Google, the Mountain View, California-based owner of the world’s most popular search engine, agreed in December to pay $1.8 billion for 111 Eighth Ave. to expand its New York base of operations.
Rebound in Demand
A rebound of the New York City’s financial industry from the 2008 credit crisis has helped drive demand for office space. The city’s unemployment rate was 8.6 percent in May, its lowest point in more than two years and below the national average of 9.1 percent that month, the state Department of Labor said on June 16.
Manhattan’s office availability rate, defined as all space being marketed for occupancy within the next 12 months, was 11.3 percent at the end of June, down from 14 percent a year earlier, Los Angeles-based CB Richard Ellis said. The average rent sought by landlords rose 9.1 percent to $51.93 a square foot.
Conde Nast, publisher of Vogue, the New Yorker and 16 other magazines, agreed in May to move from its Times Square headquarters in Midtown to about 1 million square feet at 1 World Trade Center, slated for completion in 2013.
Also in May, Morrison Foerster signed a deal to rent 180,000 square feet at 250 West 55th St. The agreement prompted developer Boston Properties Inc. (BXP), the biggest U.S. office real estate investment trust, to resume construction of a skyscraper at the site.
Lower Manhattan
Office availability in lower Manhattan declined in seven of the last eight months, to 11.3 percent in June, according to CB Richard Ellis.
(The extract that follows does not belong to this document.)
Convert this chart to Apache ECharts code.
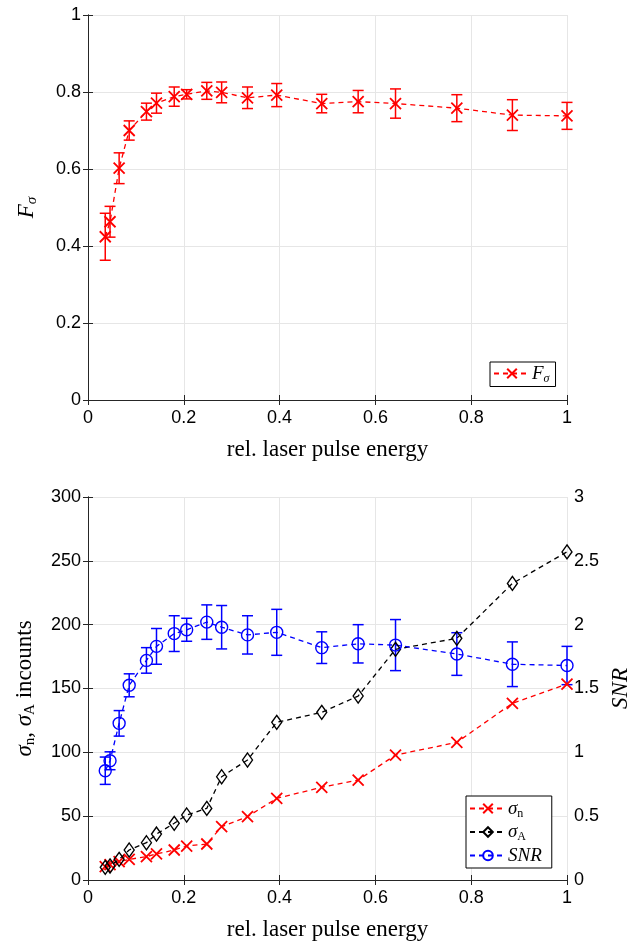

Asking rents increased 2.2 percent from a year earlier to $39.11 a square foot.
The firm’s data don’t include the 2.92 million square feet at the World Financial Center listed for rent by landlord Brookfield Office Properties Inc. Bank of America Corp. (BAC) decided last month to retain only a fraction of the space it inherited when it bought Merrill Lynch & Co., and subtenant Nomura Holdings Inc. agreed to move its headquarters to Midtown. The leases expire in 2013.
Demand for offices at the World Trade Center and World Financial Center is so strong that “the majority of that space will never hit the market, meaning it will never be statistically listed,” Turchin said.
Newer Buildings
Downtown, still recovering from the destruction of the twin towers almost 10 years ago, is on the verge of becoming the market of choice for renters seeking the most technologically advanced offices, Turchin said. About 35 percent of the area’s buildings will be less than 35 years old in 2015, compared with 24 percent in Midtown. Almost 13 percent will be less than 15 years old, compared with 7 percent in Midtown.
CB Richard Ellis represents developer Larry Silverstein on leasing 4 World Trade Center, a 2.3 million-square-foot skyscraper, and 3 World Trade Center, an adjacent 2.8 million- square-foot tower, both in progress at the Ground Zero site.